On the above grounds, it is possible to argue that an annually balanced budget may actually work to destabilize the economy. In particular, such a'requirement may work to worsen recessions and inflations. In the case of recession, we have already seen that revenue falls while expenditures rise thereby creating a deficit. In order to balance the budget, government must raise more revenue (by increasing taxes) and cut expenditures. Both of these actions will lower disposable income. As a result, consumption and aggregate demand will fall. As aggregate demand falls, the recession worsens.
In the case of inflation, we find that revenue rises automatically while expenditures fall. It is possible that such changes would create a surplus. In order to eliminate the surplus, government must lower revenue (by cutting taxes) and increase expenditures. Both actions would work to increase disposable income. This increase in disposable income will then work to increase consumption and hence aggregate demand. As aggregate demand rises, the price level will increase further thereby worsening inflation. Hence, if one is concerned with stabilizing the economy, an annually balanced federal budget would be undesirable.
6. Explain why it is undesirable for the federal government to run a deficit during times of full employment.
If the government rum a deficit during times of full employment it can lead to inflation. Suppose the economy is currently at full employment and government increases expenditures. Suppose this results in a deficit that is financed through the issuance of bonds. The increase in government expenditures will result in an increase in aggregate demand and a higher price level. (Note this increase in aggregate demand will be less than in the case of the issuance of money due to the offsetting effect of the fall in investment on aggregate demand) Because the economy is already at full employment, there will be no increase in output. Further, the increase in borrowing by the government is likely to lead to a relatively large increase in the demand for loanable funds. As discussed previously, this will lead to a relatively large rise in the rate of interest. As a result, investment will fall, the capital growth rate will fall, productivity will lag, and living standards will be lowered. Further, there will be negative effects on both the export sector and the import competing sector of the economy.

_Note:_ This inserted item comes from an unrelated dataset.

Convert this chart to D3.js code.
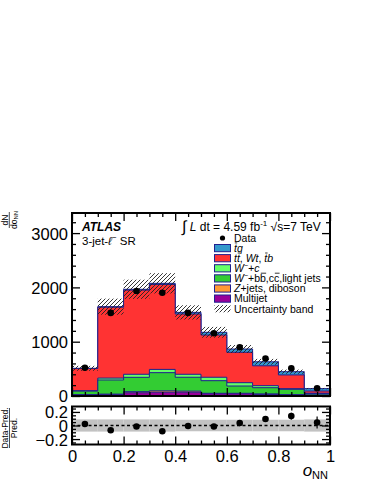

If the deficit is financed through the issuance of money there will be relatively little effect on the interest rate. However, the expansionary effect of the increase in government expenditures will be compounded by the expansionary effect of the increase in the money supply. As a result there will be a relatively large increase in aggregate demand. Because the economy is already at full employment there will be no increase in output. Instead, the increase in aggregate demand will be reflected in a relatively large increase in the price level.

13. Do you favor running government surpluses in order to reduce the national debt? Defend your answer.

There are several reasons why running surpluses is not a desirable way to eliminate the debt. First, we have seen that at times it may be desirable to run a deficit in order to help stabilize the economy. If annual surpluses were required, the possibility of using fiscal policy to stabilize the economy during times or recession would be eliminated. In fact, it is possible that this practice would make the recession more severe. Second, it is sometimes desirable to borrow in order to increase the flow of income or services in the future. For example, it may be desirable for government to invest in a transportation system that will yield services far into the future. Any time a project will yield a flow of services or benefits in the future that are sufficient to repay the loan, it is desirable for government to borrow in order to undertake the project. On these grounds, it would be better to simply reduce or eliminate the budget deficit so that the debt grows more slowly than to run annual surpluses to reduce the debt. With deficit reduction and with economic growth, the debt as a percentage of GDP would decline and become less of a problem over time.